ECB’s Centeno: Monetary Policy Inaction Would Be Economically Costlier Than Higher Interest Rates
16 November 2022
By David Barwick – FRANKFURT (Econostream) – European Central Bank Governing Council member Mario Centeno on Wednesday repeated the warning that the economic cost of monetary policy inaction in the face of high inflation would be greater than the cost associated with higher interest rates.
In a speech published on the website of Banco de Portugal, which he heads, Centeno said that if high inflation were persistent, the consequences would include ‘uncertainty, loss of confidence among economic agents and an inevitable recession.’
‘Therefore, inaction is not an option’, he said, noting the ‘very clear’ objective of the ECB.
‘The effects of monetary policy tend to be lagged in time, but I am sure that in the medium term the objective will be achieved’, he said. Otherwise, ‘the behavior of economic agents will induce a recession and inflation will eliminate the significant gains in wages, employment and savings in recent years.’
He reiterated his warning that inaction ‘would have a recessionary cost greater than that which an increase in interest rates could cause.’
Along with prolonged elevated inflation, the sudden rise in borrowing costs and the pronounced economic deceleration were the main risks confronting the banking system, he said.

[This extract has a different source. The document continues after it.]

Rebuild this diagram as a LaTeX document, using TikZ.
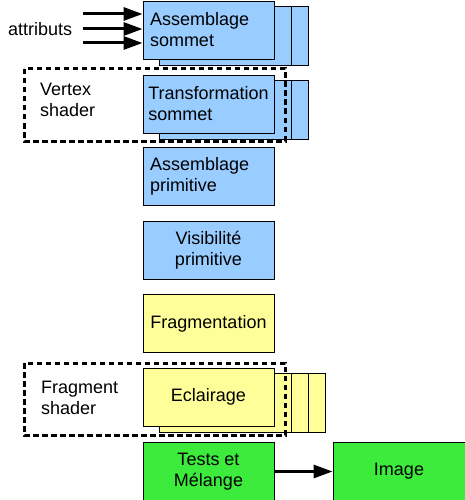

‘In the short and medium term, structurally higher interest rates should have a favourable effect on net interest income’, he said. ‘They will encourage greater diversification of the public debt portfolio, but may also result in the devaluation of the asset portfolio.’
Higher financing costs in an environment of economic pessimism could depress credit demand and impair debtors’ capacity to repay, he said.
‘However, an abrupt increase in the materialization of credit risk is not expected to jeopardize the stability of the financial system’, he said.